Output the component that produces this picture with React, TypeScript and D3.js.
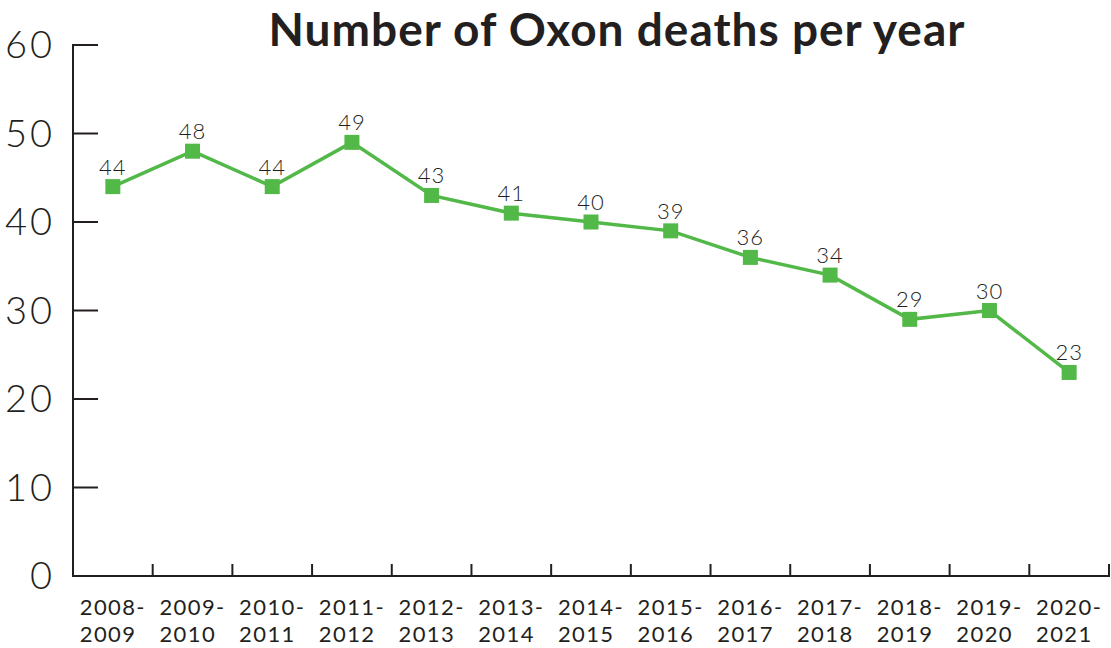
import React, { useEffect, useRef } from "react";
import * as d3 from "d3";

const categories = [
  ["2008-", "2009"], ["2009-", "2010"], ["2010-", "2011"], ["2011-", "2012"],
  ["2012-", "2013"], ["2013-", "2014"], ["2014-", "2015"], ["2015-", "2016"],
  ["2016-", "2017"], ["2017-", "2018"], ["2018-", "2019"], ["2019-", "2020"],
  ["2020-", "2021"],
];
const deaths = [44, 48, 44, 49, 43, 41, 40, 39, 36, 34, 29, 30, 23];
const yTicks = [0, 10, 20, 30, 40, 50, 60];
const title = "Number of Oxon deaths per year";

const W = 1111, H = 648;
const GREEN = "#52b848";
const DARK = "#231f20";

export default function App() {
  const ref = useRef<SVGSVGElement>(null);
  useEffect(() => {
    const svg = d3.select(ref.current);
    svg.selectAll("*").remove();
    const x0 = 73, x1 = 1109, yTop = 45, yBot = 576;
    const keys = categories.map((c) => c.join(""));
    const x = d3.scaleBand().domain(keys).range([x0, x1]).padding(0);
    const y = d3.scaleLinear().domain([0, 60]).range([yBot, yTop]);
    const cx = (i: number) => (x(keys[i]) as number) + x.bandwidth() / 2;

    svg.append("text").attr("x", 617).attr("y", 46).attr("text-anchor", "middle")
      .attr("font-family", "Lato").attr("font-weight", 700).attr("font-size", 46)
      .attr("letter-spacing", 1)
      .attr("fill", DARK).text(title);

    // axes
    svg.append("line").attr("x1", x0).attr("x2", x0).attr("y1", yTop - 1).attr("y2", yBot + 1)
      .attr("stroke", DARK).attr("stroke-width", 2);
    svg.append("line").attr("x1", x0 - 1).attr("x2", x1 + 1).attr("y1", yBot).attr("y2", yBot)
      .attr("stroke", DARK).attr("stroke-width", 2);
    yTicks.forEach((t) => {
      svg.append("line").attr("x1", x0).attr("x2", x0 + 25).attr("y1", y(t)).attr("y2", y(t))
        .attr("stroke", DARK).attr("stroke-width", 2);
      svg.append("text").attr("x", 55).attr("y", y(t) + 13).attr("text-anchor", "end")
        .attr("font-family", "Lato").attr("font-weight", 300).attr("font-size", 38)
        .attr("letter-spacing", 3)
        .attr("fill", DARK).text(String(t));
    });
    const bounds = keys.map((k) => x(k) as number).concat([x1]);
    bounds.slice(1).forEach((b) => {
      svg.append("line").attr("x1", b).attr("x2", b).attr("y1", yBot - 12).attr("y2", yBot)
        .attr("stroke", DARK).attr("stroke-width", 2);
    });
    categories.forEach((c, i) => {
      const t = svg.append("text").attr("font-family", "Lato").attr("font-weight", 400)
        .attr("font-size", 22).attr("letter-spacing", 1.4).attr("fill", DARK);
      const a = t.append("tspan").attr("y", 615).text(c[0]);
      const b = t.append("tspan").attr("y", 642).text(c[1]);
      const w = (a.node() as SVGTextContentElement).getComputedTextLength();
      a.attr("x", cx(i) - w / 2);
      b.attr("x", cx(i) - w / 2);
    });

    const line = d3.line<number>().x((_, i) => cx(i)).y((d) => y(d));
    svg.append("path").attr("d", line(deaths) as string).attr("fill", "none")
      .attr("stroke", GREEN).attr("stroke-width", 3.5);
    deaths.forEach((d, i) => {
      svg.append("rect").attr("x", cx(i) - 7.5).attr("y", y(d) - 7.5).attr("width", 15)
        .attr("height", 15).attr("fill", GREEN);
      svg.append("text").attr("x", cx(i)).attr("y", y(d) - 12).attr("text-anchor", "middle")
        .attr("font-family", "Lato").attr("font-weight", 300).attr("font-size", 22)
        .attr("letter-spacing", 1)
        .attr("fill", DARK).text(String(d));
    });
  }, []);
  return (
    <svg ref={ref} width={W} height={H} style={{ position: "absolute", left: 0, top: 0, background: "#fff" }} />
  );
}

[Your instructions]: Take each line containing the string "React" and copy it out.

[Complete answer]:
Output the component that produces this picture with React, TypeScript and D3.js.
import React, { useEffect, useRef } from "react";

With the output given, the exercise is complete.